Whether Donald Trump gets voted out in 2020 or remains in office for another six years, his administration's impact will be felt for decades, if not longer. A new report published Wednesday examines this impact in terms of the judiciary -- specifically, the confirmation of admittedly anti-LGBTQ judges, from the courts of appeals all the way up to Brett Kavanaugh.
The report, authored by Lambda Legal -- a national nonprofit focused on LGBTQ civil rights through advocacy and policy work -- explores the Trump administration's "Judicial Assault" on queer and trans Americans' rights, paying particular attention to the alarming rate at which circuit court judges, many of them deemed "not qualified" by the American Bar Association, have been confirmed since the President took office.
Per the report, the Trump administration has confirmed 30 circuit court judges since 2016 -- nearly double the amount of circuit court judges that the previous administration had confirmed by the end of Obama's first two years in office.
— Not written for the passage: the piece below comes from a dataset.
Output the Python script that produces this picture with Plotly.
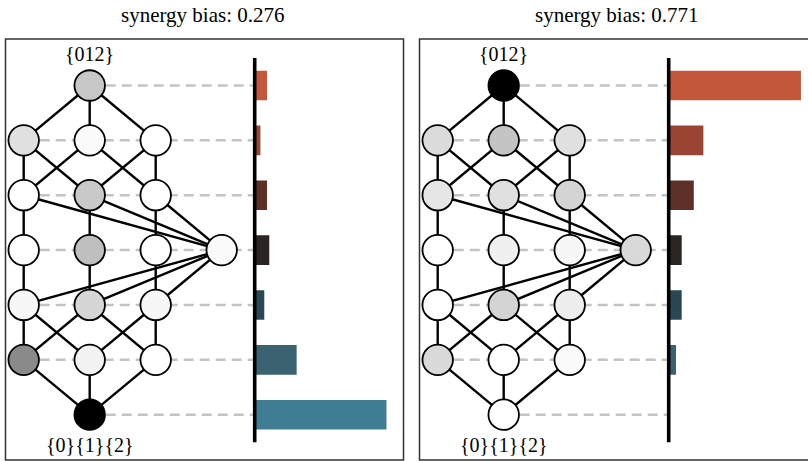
import plotly.graph_objects as go

# ---------------------------------------------------------------- data
titles = ["synergy bias: 0.276", "synergy bias: 0.771"]

# partial-information atoms of the 3-source redundancy lattice, top to bottom
atoms = [
    "{012}",
    "{01}", "{02}", "{12}",
    "{01}{02}", "{01}{12}", "{02}{12}",
    "{0}", "{1}", "{2}", "{01}{02}{12}",
    "{0}{12}", "{1}{02}", "{2}{01}",
    "{0}{1}", "{0}{2}", "{1}{2}",
    "{0}{1}{2}",
]

# node shading (0 = white, 1 = black), same order as atoms
shade_left = [
    0.22,
    0.12, 0.02, 0.00,
    0.00, 0.21, 0.00,
    0.00, 0.25, 0.00, 0.02,
    0.03, 0.16, 0.03,
    0.46, 0.05, 0.00,
    1.00,
]
shade_right = [
    1.00,
    0.14, 0.23, 0.12,
    0.10, 0.12, 0.17,
    0.00, 0.06, 0.03, 0.15,
    0.00, 0.17, 0.07,
    0.15, 0.00, 0.02,
    0.00,
]

# information per lattice level, top level first
level_left = [0.054, 0.025, 0.054, 0.064, 0.042, 0.184, 0.578]
level_right = [0.580, 0.152, 0.110, 0.057, 0.057, 0.032, 0.000]

# ---------------------------------------------------------------- lattice structure
# (column, level) of every atom; level 6 is the top of the lattice
grid = {
    "{012}": (1, 6),
    "{01}": (0, 5), "{02}": (1, 5), "{12}": (2, 5),
    "{01}{02}": (0, 4), "{01}{12}": (1, 4), "{02}{12}": (2, 4),
    "{0}": (0, 3), "{1}": (1, 3), "{2}": (2, 3), "{01}{02}{12}": (3, 3),
    "{0}{12}": (0, 2), "{1}{02}": (1, 2), "{2}{01}": (2, 2),
    "{0}{1}": (0, 1), "{0}{2}": (1, 1), "{1}{2}": (2, 1),
    "{0}{1}{2}": (1, 0),
}

# covering relations of the lattice
edges = [
    ("{012}", "{01}"), ("{012}", "{02}"), ("{012}", "{12}"),
    ("{01}", "{01}{02}"), ("{01}", "{01}{12}"),
    ("{02}", "{01}{02}"), ("{02}", "{02}{12}"),
    ("{12}", "{01}{12}"), ("{12}", "{02}{12}"),
    ("{01}{02}", "{0}"), ("{01}{12}", "{1}"), ("{02}{12}", "{2}"),
    ("{01}{02}", "{01}{02}{12}"), ("{01}{12}", "{01}{02}{12}"), ("{02}{12}", "{01}{02}{12}"),
    ("{0}", "{0}{12}"), ("{1}", "{1}{02}"), ("{2}", "{2}{01}"),
    ("{01}{02}{12}", "{0}{12}"), ("{01}{02}{12}", "{1}{02}"), ("{01}{02}{12}", "{2}{01}"),
    ("{0}{12}", "{0}{1}"), ("{0}{12}", "{0}{2}"),
    ("{1}{02}", "{0}{1}"), ("{1}{02}", "{1}{2}"),
    ("{2}{01}", "{0}{2}"), ("{2}{01}", "{1}{2}"),
    ("{0}{1}", "{0}{1}{2}"), ("{0}{2}", "{0}{1}{2}"), ("{1}{2}", "{0}{1}{2}"),
]

level_colors = ["#c4563b", "#9a4534", "#5e3028", "#2a2423", "#2a4853", "#3a6271", "#3f7e92"]

# ---------------------------------------------------------------- geometry (pixels)
W, H = 808, 461
COL_PX = 66.0          # horizontal spacing between lattice columns
ROW_PX = 54.87         # vertical spacing between lattice levels
COL0 = 23.7            # first column, relative to panel origin
LEVEL0 = 414.7         # bottom level, from the top of the figure
FRAME_TOP, FRAME_BOTTOM = 39, 460
BAR_PX_PER_UNIT = 228.0
BAR_AXIS_COL = 3.5     # zero line of the bars, in lattice columns
panel_x0 = [0, 414]
SERIF = "Liberation Serif, Times New Roman, serif"

shade_sets = [shade_left, shade_right]
level_sets = [level_left, level_right]

fig = go.Figure()
layout = dict(
    width=W, height=H, margin=dict(l=0, r=0, t=0, b=0),
    paper_bgcolor="white", plot_bgcolor="rgba(0,0,0,0)",
    showlegend=False, shapes=[], annotations=[],
)

ydom = [1 - FRAME_BOTTOM / H, 1 - FRAME_TOP / H]
yrange = [-(FRAME_BOTTOM - LEVEL0) / ROW_PX, (LEVEL0 - FRAME_TOP) / ROW_PX]
levels = list(range(6, -1, -1))

for p, x0 in enumerate(panel_x0):
    xl = "x" if p == 0 else f"x{2 * p + 1}"
    xb = f"x{2 * p + 2}"
    yy = "y" if p == 0 else f"y{p + 1}"
    axl, axb, axy = "xaxis" + xl[1:], "xaxis" + xb[1:], "yaxis" + yy[1:]

    lat_left, lat_right = x0 + 5.5, min(x0 + 390.0, W)
    bar_left = x0 + COL0 + BAR_AXIS_COL * COL_PX
    layout[axl] = dict(
        domain=[lat_left / W, lat_right / W],
        range=[(lat_left - x0 - COL0) / COL_PX, (lat_right - x0 - COL0) / COL_PX],
        visible=False, anchor=yy, fixedrange=True,
    )
    layout[axb] = dict(
        domain=[bar_left / W, lat_right / W],
        range=[0, (lat_right - bar_left) / BAR_PX_PER_UNIT],
        visible=False, anchor=yy, fixedrange=True,
    )
    layout[axy] = dict(domain=ydom, range=yrange, visible=False, anchor=xl, fixedrange=True)

    # dashed guides from each level to the bar axis
    for lv in levels:
        first_col = min(c for c, l in grid.values() if l == lv)
        layout["shapes"].append(dict(
            type="line", xref=xl, yref=yy, x0=first_col, x1=BAR_AXIS_COL, y0=lv, y1=lv,
            line=dict(color="#c3c3c3", width=2.5, dash="10px,6px"), layer="below",
        ))

    # lattice edges
    ex, ey = [], []
    for a, b in edges:
        ex += [grid[a][0], grid[b][0], None]
        ey += [grid[a][1], grid[b][1], None]
    fig.add_trace(go.Scatter(x=ex, y=ey, mode="lines", xaxis=xl, yaxis=yy,
                             line=dict(color="black", width=2.4), hoverinfo="skip"))

    # lattice nodes
    fig.add_trace(go.Scatter(
        x=[grid[a][0] for a in atoms], y=[grid[a][1] for a in atoms],
        mode="markers", xaxis=xl, yaxis=yy, text=atoms, cliponaxis=False,
        marker=dict(size=30.5, color=shade_sets[p], cmin=0, cmax=1,
                    colorscale=[[0, "#ffffff"], [1, "#000000"]],
                    line=dict(color="black", width=1.8)),
    ))

    # level totals
    fig.add_trace(go.Bar(
        x=level_sets[p], y=levels, orientation="h", xaxis=xb, yaxis=yy,
        width=0.54, marker=dict(color=level_colors, line=dict(width=0)),
    ))

    # bar zero line (drawn on the lattice axis so it is not clipped at a domain edge)
    layout["shapes"].append(dict(
        type="line", xref=xl, yref=yy, x0=BAR_AXIS_COL, x1=BAR_AXIS_COL, y0=-0.5, y1=6.5,
        line=dict(color="black", width=3.6), layer="above",
    ))

    # panel frame
    layout["shapes"].append(dict(
        type="rect", xref="paper", yref="paper",
        x0=(x0 + 5.5) / W, x1=(x0 + 403.5) / W,
        y0=1 - FRAME_BOTTOM / H, y1=1 - FRAME_TOP / H,
        line=dict(color="#333333", width=1.5), layer="above",
    ))

    # lattice end labels
    top_atom, bottom_atom = atoms[0], atoms[-1]
    layout["annotations"].append(dict(
        xref=xl, yref=yy, x=grid[top_atom][0], y=grid[top_atom][1], yshift=31.5,
        text=top_atom, showarrow=False, font=dict(family=SERIF, size=20, color="black"),
        xanchor="center", yanchor="middle",
    ))
    layout["annotations"].append(dict(
        xref=xl, yref=yy, x=grid[bottom_atom][0], y=grid[bottom_atom][1], yshift=-30.5,
        text=bottom_atom, showarrow=False, font=dict(family=SERIF, size=20, color="black"),
        xanchor="center", yanchor="middle",
    ))

    # panel title
    layout["annotations"].append(dict(
        xref="paper", yref="paper", x=(x0 + 203) / W, y=1 - 15 / H,
        text=titles[p], showarrow=False, font=dict(family=SERIF, size=21, color="black"),
        xanchor="center", yanchor="middle",
    ))

fig.update_layout(**layout)
fig.write_html("out.html")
Sharon McGowan, Lambda Legal's Chief Strategy Officer and Legal Director, attributes this rapid pace to the outsourcing of the judicial vetting process to right-wing organizations and the intentionally rushed senate hearings for Trump nominees.
"In the past, the White House would consult with senators from the state where the judge would sit, accept recommendations from state senators, or maybe draw from a list of names put forth by the state's bar association," McGowan tells Out. "What we are seeing right now is a much more closed off, much more secretive process that outsources this vetting to conservative organizations like the Federalist Society and the Heritage Foundation to essentially let them decide who will be nominated for these positions."
Because of this "outsourcing" of the vetting process, the Trump administration has nominated people like Fifth Circuit judge Kyle Duncan, Third Circuit judge David Porter, and Tennessee District Court judge Mark Norris -- all of whom, McGowan says, aim to push an "explicitly anti-LGBT" agenda.
After the nomination comes confirmation hearings, and, according to McGowan, that process has also changed dramatically under Trump.
"What's supposed to happen is that the nominee submits a questionnaire to the Senate Judiciary Committee, then attends hearings where senators will question them about their views, their background, what kind of judge they would be, says McGowan. "We're seeing this process diluted, with Committee Chair Chuck Grassley stacking a whole bunch of people on a panel. The senators are lucky if they even get five minutes to ask questions, while the nominees, who will serve for life if confirmed, give nothing-answers to run down the clock."
"The senate hearings were a guardrail to keep people who've written offensive things about people of color and whole tomes about LGBT people being delusional off the bench, and now those guardrails are off. The process has been rigged to force these folks through without so much as a speed bump."
While McGowan finds these judicial nominations concerning and "something we should pay close attention to," she doesn't foresee them leading to a full-scale reversal of previous court rulings that favored of LGBTQ rights like Obergefell v. Hodges, United States v. Windsor, or Lawrence v. Texas. Still, justices within the United States' 12 circuit courts -- five of which are now composed of more than one-quarter Trump-nominated judges -- might find ways to chip away at those rulings, holding by holding (see the Arkansas birth certificate debacle from a couple of years ago), as they take cues from the Supreme Court, which now includes two Trump nominees: Neil Gorsuch and Brett Kavanaugh.
"Stay engaged," says McGowan. "We'll be fighting an uphill battle over the next couple of years, but it's not an unwinnable one."